DIRECTIVE> Below is a listing; print exactly its lines from the one containing "Clone this chart in Chart.js." down to the one containing "0.054, 0.055, 0.056];", both inclusive, with every picture left out.
** start MATERIAL TO PROCESS **
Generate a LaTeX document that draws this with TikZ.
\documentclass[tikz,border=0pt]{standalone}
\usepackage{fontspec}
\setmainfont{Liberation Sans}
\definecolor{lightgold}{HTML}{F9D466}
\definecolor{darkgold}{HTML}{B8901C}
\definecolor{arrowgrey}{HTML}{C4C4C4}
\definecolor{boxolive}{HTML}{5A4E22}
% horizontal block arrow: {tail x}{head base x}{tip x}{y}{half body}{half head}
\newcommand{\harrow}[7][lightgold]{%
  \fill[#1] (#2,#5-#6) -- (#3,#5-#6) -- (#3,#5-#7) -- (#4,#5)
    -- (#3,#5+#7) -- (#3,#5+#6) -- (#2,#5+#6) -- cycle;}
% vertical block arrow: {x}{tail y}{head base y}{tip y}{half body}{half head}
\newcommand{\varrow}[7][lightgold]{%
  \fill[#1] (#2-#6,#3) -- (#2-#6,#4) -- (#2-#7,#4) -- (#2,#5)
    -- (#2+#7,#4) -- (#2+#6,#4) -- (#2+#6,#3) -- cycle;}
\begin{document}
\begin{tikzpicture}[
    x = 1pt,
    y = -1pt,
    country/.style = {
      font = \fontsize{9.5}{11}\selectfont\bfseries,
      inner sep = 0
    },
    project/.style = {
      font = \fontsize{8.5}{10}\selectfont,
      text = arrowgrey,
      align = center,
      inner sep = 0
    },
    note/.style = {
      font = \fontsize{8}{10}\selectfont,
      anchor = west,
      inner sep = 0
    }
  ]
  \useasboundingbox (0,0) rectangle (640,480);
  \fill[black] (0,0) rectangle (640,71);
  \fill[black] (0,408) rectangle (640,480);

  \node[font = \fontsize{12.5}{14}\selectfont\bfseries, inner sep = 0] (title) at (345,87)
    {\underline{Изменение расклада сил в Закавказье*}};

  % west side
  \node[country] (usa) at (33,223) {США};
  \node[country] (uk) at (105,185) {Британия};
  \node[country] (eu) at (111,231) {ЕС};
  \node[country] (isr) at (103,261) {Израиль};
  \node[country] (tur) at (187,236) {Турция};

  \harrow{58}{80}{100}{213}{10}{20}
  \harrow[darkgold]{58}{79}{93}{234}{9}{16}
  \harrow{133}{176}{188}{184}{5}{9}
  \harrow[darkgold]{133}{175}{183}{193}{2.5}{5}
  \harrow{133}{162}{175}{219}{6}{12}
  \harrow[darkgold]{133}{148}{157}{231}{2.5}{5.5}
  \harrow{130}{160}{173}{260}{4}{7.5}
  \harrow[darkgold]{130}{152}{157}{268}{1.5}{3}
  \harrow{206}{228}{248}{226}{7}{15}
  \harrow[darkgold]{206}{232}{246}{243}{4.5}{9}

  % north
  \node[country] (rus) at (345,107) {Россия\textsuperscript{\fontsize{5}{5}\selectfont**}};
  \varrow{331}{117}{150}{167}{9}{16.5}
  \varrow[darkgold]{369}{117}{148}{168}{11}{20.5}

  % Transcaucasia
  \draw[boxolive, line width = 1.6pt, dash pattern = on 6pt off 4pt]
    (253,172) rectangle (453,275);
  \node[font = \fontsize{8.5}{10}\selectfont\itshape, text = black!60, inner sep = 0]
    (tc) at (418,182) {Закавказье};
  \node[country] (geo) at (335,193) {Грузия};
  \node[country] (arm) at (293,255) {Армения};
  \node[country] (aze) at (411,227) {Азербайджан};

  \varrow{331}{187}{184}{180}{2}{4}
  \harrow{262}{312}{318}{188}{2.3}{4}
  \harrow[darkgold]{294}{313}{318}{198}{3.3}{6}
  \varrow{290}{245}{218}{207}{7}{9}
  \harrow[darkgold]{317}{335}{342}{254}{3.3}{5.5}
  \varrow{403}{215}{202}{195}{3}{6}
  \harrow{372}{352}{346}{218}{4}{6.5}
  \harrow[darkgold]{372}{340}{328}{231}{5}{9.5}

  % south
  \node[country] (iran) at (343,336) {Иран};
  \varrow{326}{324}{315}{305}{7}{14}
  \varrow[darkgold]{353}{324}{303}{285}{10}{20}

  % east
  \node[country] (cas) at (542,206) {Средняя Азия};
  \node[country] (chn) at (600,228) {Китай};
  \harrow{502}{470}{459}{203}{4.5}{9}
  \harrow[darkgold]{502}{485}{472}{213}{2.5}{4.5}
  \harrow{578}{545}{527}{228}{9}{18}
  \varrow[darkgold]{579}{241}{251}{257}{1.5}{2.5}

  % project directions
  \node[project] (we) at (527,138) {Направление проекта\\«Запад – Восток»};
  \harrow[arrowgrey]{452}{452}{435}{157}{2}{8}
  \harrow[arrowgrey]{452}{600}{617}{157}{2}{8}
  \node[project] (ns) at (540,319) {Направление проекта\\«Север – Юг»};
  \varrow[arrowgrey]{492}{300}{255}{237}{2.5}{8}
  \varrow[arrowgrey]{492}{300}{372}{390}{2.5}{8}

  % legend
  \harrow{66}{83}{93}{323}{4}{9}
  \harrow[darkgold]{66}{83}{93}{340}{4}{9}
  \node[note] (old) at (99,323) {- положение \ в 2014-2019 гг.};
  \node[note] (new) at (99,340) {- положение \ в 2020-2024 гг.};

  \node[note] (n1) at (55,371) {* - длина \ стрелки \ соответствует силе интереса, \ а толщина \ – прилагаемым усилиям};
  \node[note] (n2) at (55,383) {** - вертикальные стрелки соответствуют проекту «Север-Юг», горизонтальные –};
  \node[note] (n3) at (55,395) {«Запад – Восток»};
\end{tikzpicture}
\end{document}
** end MATERIAL TO PROCESS **
** start MATERIAL TO PROCESS **
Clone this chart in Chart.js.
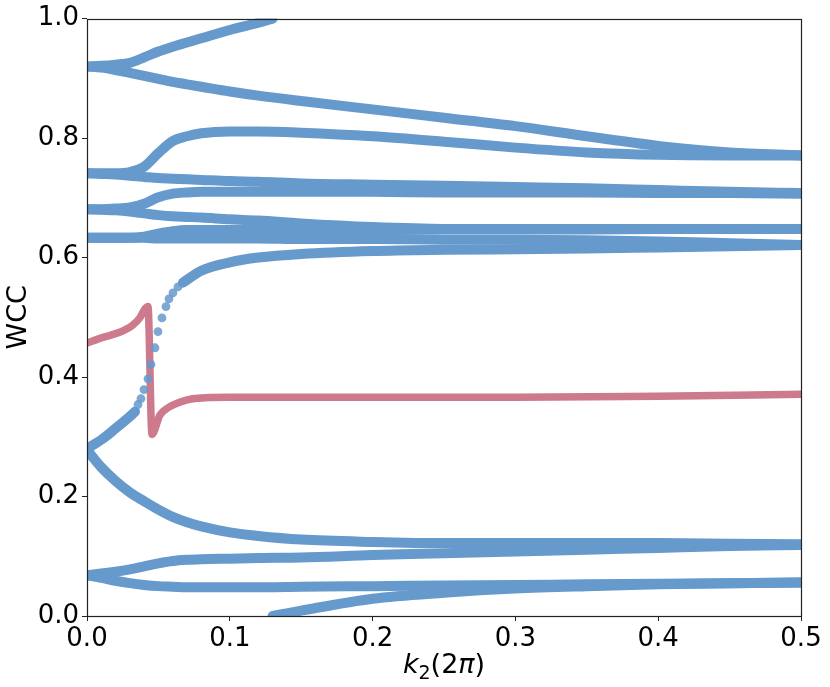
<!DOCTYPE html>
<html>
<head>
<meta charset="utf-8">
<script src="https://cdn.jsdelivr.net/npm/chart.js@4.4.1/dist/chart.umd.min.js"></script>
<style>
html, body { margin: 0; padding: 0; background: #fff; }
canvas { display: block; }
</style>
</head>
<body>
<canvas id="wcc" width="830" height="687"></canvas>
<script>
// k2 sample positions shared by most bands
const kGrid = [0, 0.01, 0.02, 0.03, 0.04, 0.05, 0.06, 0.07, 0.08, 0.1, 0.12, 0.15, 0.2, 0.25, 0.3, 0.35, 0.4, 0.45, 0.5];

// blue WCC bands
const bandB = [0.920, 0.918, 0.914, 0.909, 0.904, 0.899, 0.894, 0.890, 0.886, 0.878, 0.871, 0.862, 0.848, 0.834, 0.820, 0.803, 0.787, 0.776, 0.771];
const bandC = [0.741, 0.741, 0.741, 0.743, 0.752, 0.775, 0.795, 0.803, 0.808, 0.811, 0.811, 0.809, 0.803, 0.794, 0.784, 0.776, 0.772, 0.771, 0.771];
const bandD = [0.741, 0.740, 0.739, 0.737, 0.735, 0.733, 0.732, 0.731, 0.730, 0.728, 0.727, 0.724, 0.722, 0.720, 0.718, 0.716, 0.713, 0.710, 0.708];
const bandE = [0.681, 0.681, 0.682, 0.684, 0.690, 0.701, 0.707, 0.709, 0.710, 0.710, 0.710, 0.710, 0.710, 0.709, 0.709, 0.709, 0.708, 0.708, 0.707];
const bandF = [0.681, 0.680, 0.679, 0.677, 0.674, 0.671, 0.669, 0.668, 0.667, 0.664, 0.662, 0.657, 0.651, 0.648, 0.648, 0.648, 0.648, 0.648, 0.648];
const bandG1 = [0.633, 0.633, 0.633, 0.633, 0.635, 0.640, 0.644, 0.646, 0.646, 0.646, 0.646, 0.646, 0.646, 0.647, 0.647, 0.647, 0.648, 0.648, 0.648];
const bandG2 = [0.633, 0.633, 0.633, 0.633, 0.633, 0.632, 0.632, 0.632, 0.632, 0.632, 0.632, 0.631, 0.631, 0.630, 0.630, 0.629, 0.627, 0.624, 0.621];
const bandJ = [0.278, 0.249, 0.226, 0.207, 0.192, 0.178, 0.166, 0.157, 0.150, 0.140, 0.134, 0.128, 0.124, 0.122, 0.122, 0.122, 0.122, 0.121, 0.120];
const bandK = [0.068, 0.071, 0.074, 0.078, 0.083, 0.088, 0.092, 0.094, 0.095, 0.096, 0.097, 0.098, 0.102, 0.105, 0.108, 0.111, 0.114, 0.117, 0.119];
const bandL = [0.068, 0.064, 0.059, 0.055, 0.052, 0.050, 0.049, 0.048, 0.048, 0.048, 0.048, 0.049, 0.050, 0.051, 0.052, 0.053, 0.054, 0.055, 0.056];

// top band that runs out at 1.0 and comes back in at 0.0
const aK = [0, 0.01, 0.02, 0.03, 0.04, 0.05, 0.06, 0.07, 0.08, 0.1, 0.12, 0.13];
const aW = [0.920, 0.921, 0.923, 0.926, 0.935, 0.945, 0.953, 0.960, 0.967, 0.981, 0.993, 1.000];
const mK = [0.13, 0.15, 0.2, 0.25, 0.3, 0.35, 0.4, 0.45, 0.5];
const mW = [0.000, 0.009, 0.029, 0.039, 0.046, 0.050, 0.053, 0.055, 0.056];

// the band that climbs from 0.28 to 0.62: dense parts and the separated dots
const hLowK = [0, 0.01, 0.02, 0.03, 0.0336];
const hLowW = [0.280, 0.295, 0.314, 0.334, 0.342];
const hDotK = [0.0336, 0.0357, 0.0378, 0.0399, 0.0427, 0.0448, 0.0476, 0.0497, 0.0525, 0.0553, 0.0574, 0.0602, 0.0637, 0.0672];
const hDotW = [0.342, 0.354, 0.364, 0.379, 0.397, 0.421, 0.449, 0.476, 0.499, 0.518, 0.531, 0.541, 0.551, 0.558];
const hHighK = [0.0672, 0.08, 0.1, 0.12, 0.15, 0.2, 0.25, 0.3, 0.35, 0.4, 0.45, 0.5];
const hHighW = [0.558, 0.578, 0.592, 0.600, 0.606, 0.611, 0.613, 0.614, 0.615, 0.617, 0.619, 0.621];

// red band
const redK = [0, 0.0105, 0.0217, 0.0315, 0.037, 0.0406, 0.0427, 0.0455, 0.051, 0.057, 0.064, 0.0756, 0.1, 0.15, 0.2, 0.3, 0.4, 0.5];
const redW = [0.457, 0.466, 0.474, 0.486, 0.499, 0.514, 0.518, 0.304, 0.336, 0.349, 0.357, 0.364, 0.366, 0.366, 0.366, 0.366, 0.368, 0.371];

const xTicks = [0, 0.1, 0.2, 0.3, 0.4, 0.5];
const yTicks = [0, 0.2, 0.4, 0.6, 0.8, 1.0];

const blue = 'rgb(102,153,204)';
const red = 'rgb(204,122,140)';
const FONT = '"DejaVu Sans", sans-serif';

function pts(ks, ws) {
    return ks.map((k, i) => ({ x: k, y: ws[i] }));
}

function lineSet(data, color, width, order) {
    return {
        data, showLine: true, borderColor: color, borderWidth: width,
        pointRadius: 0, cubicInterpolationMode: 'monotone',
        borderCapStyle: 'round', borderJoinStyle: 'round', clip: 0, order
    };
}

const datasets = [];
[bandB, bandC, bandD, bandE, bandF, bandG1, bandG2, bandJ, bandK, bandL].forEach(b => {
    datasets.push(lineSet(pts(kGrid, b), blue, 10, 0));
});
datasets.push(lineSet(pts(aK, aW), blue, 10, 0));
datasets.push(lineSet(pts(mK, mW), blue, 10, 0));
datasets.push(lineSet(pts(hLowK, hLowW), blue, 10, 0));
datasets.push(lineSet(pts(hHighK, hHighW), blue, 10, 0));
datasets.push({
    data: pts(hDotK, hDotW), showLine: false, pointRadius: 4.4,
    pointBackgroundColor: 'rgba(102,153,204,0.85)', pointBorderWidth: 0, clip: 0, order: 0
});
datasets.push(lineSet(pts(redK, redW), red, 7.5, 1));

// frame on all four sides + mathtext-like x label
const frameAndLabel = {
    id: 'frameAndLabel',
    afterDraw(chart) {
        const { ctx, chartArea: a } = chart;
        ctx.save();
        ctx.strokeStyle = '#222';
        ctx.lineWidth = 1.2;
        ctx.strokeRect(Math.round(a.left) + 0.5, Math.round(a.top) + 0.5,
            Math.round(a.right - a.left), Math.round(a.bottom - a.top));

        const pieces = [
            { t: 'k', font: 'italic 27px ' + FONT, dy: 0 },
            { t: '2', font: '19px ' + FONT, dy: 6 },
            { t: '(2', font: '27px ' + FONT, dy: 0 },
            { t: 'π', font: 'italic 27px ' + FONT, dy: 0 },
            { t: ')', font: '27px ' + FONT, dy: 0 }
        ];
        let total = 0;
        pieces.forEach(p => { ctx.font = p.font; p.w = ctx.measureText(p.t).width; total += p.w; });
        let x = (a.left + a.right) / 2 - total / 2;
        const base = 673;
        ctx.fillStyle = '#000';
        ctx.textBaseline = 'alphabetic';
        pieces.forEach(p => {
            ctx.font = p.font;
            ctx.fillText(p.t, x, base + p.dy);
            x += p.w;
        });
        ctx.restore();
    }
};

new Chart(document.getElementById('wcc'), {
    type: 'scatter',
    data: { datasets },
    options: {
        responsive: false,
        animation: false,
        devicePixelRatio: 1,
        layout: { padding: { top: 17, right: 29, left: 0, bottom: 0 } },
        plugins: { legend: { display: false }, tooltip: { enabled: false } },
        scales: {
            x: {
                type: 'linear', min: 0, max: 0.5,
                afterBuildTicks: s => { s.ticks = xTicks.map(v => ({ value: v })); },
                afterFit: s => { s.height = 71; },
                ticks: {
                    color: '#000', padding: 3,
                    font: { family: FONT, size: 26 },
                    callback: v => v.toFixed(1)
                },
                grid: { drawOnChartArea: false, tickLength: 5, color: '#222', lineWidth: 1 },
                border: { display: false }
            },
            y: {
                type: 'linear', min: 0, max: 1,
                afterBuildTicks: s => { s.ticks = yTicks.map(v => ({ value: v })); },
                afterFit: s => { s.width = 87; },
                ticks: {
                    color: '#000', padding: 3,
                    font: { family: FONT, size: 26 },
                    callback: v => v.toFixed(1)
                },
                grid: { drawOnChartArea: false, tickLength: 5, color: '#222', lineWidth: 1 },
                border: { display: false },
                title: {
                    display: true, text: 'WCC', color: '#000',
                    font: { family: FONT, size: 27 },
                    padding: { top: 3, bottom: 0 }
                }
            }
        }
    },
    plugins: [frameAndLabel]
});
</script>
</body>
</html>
** end MATERIAL TO PROCESS **
** start MATERIAL TO PROCESS **
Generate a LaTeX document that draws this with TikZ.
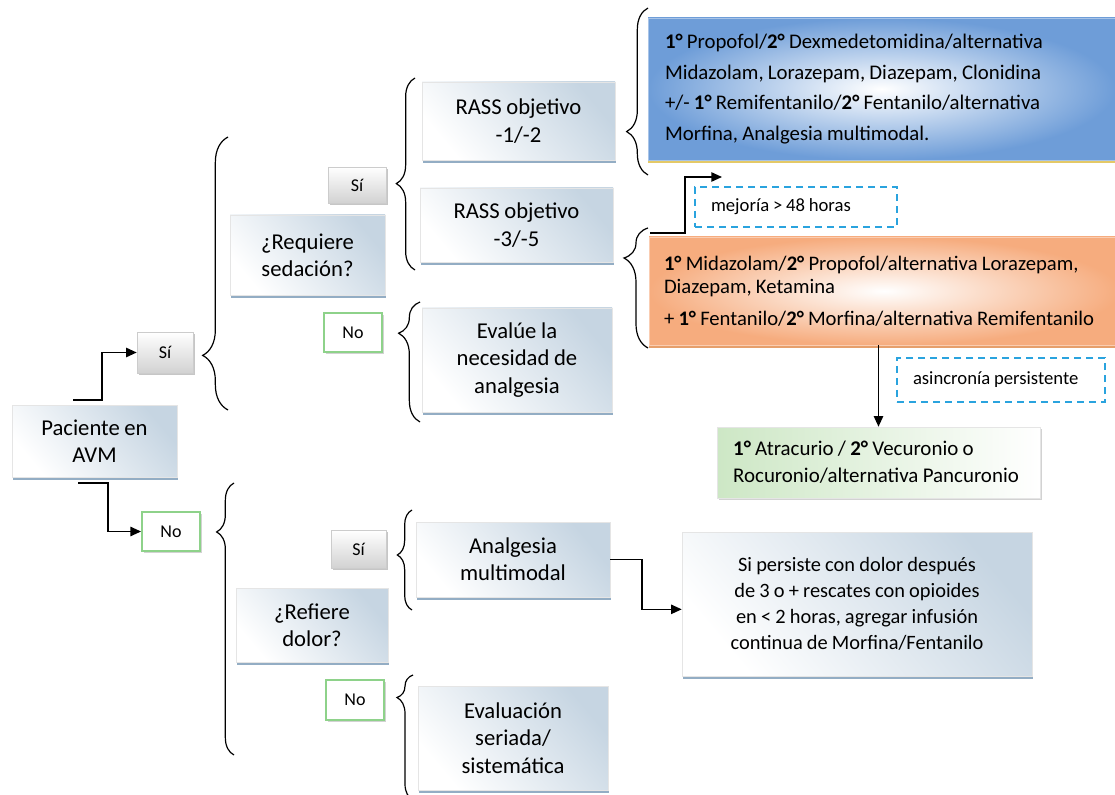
** end MATERIAL TO PROCESS **
RESULT BELOW>
Clone this chart in Chart.js.
<!DOCTYPE html>
<html>
<head>
<meta charset="utf-8">
<script src="https://cdn.jsdelivr.net/npm/chart.js@4.4.1/dist/chart.umd.min.js"></script>
<style>
html, body { margin: 0; padding: 0; background: #fff; }
canvas { display: block; }
</style>
</head>
<body>
<canvas id="wcc" width="830" height="687"></canvas>
<script>
// k2 sample positions shared by most bands
const kGrid = [0, 0.01, 0.02, 0.03, 0.04, 0.05, 0.06, 0.07, 0.08, 0.1, 0.12, 0.15, 0.2, 0.25, 0.3, 0.35, 0.4, 0.45, 0.5];

// blue WCC bands
const bandB = [0.920, 0.918, 0.914, 0.909, 0.904, 0.899, 0.894, 0.890, 0.886, 0.878, 0.871, 0.862, 0.848, 0.834, 0.820, 0.803, 0.787, 0.776, 0.771];
const bandC = [0.741, 0.741, 0.741, 0.743, 0.752, 0.775, 0.795, 0.803, 0.808, 0.811, 0.811, 0.809, 0.803, 0.794, 0.784, 0.776, 0.772, 0.771, 0.771];
const bandD = [0.741, 0.740, 0.739, 0.737, 0.735, 0.733, 0.732, 0.731, 0.730, 0.728, 0.727, 0.724, 0.722, 0.720, 0.718, 0.716, 0.713, 0.710, 0.708];
const bandE = [0.681, 0.681, 0.682, 0.684, 0.690, 0.701, 0.707, 0.709, 0.710, 0.710, 0.710, 0.710, 0.710, 0.709, 0.709, 0.709, 0.708, 0.708, 0.707];
const bandF = [0.681, 0.680, 0.679, 0.677, 0.674, 0.671, 0.669, 0.668, 0.667, 0.664, 0.662, 0.657, 0.651, 0.648, 0.648, 0.648, 0.648, 0.648, 0.648];
const bandG1 = [0.633, 0.633, 0.633, 0.633, 0.635, 0.640, 0.644, 0.646, 0.646, 0.646, 0.646, 0.646, 0.646, 0.647, 0.647, 0.647, 0.648, 0.648, 0.648];
const bandG2 = [0.633, 0.633, 0.633, 0.633, 0.633, 0.632, 0.632, 0.632, 0.632, 0.632, 0.632, 0.631, 0.631, 0.630, 0.630, 0.629, 0.627, 0.624, 0.621];
const bandJ = [0.278, 0.249, 0.226, 0.207, 0.192, 0.178, 0.166, 0.157, 0.150, 0.140, 0.134, 0.128, 0.124, 0.122, 0.122, 0.122, 0.122, 0.121, 0.120];
const bandK = [0.068, 0.071, 0.074, 0.078, 0.083, 0.088, 0.092, 0.094, 0.095, 0.096, 0.097, 0.098, 0.102, 0.105, 0.108, 0.111, 0.114, 0.117, 0.119];
const bandL = [0.068, 0.064, 0.059, 0.055, 0.052, 0.050, 0.049, 0.048, 0.048, 0.048, 0.048, 0.049, 0.050, 0.051, 0.052, 0.053, 0.054, 0.055, 0.056];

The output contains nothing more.